Dr. Ketroser later told me in a free second telephone consultation that the Cleveland Clinic in Cleveland, Ohio “loved beating the Mayo Clinic,” and highly recommended them. That was where a kind nurse in their pain management department told me on the telephone to ask my own pain management doctor in Roanoke, Virginia to ask about Medtronic’s intrathecal baclofen (BAK low fen) pump to reduce the spasticity in both my lower legs and feet.

The doctor eventually agreed to a baclofen pump trial, which was extremely successful, and I was referred to a neurosurgeon, Dr. Nicholas Marko, M.D. (see “View Full Bio”) at the Lewis-Gale Clinic in Salem, who once worked at the Cleveland Clinic for six years; he successfully implanted my baclofen pump on August 2, 2021. Thank you both Dr. Nicholas Marko, M.D and Dr. David B. Ketroser, M.D, J.D.

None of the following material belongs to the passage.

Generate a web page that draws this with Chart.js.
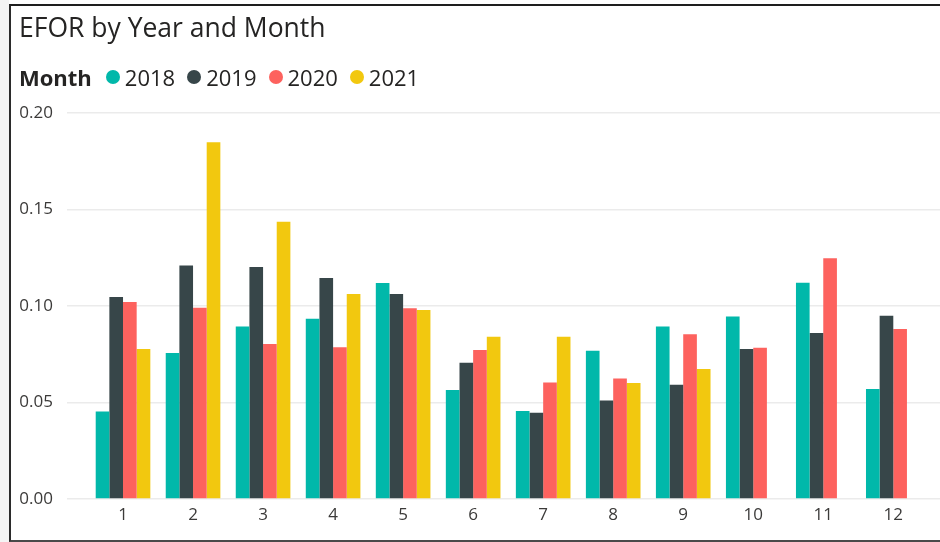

However, what really angered me about the Mayo Clinic was that fourteen months (minus one day) after I returned to Roanoke, Virginia, I had a heart attack on March 25, 2020 with a 99% blockage in my left main artery (widow maker) requiring a double bypass. The Mayo Clinic completely missed my cardiac problem. Fortunately, my heart has been back to normal since January 2021, and will continue to be due to the miracle drug Repatha. Thank you Dr. James J. Taylor, D.O. and Ms. Amanda Bright, P.A. at the Lewis-Gale Hospital in nearby Salem.

A third mistake that the Mayo Clinic made was in treating me for a “right rotator cuff problem” when in fact I had arthritis in my right acromioclavicular or AC joint in need of a distal clavicle resection. Thank you Dr. Cesar J. Bravo, M.D. at the Carilion Clinic in Roanoke.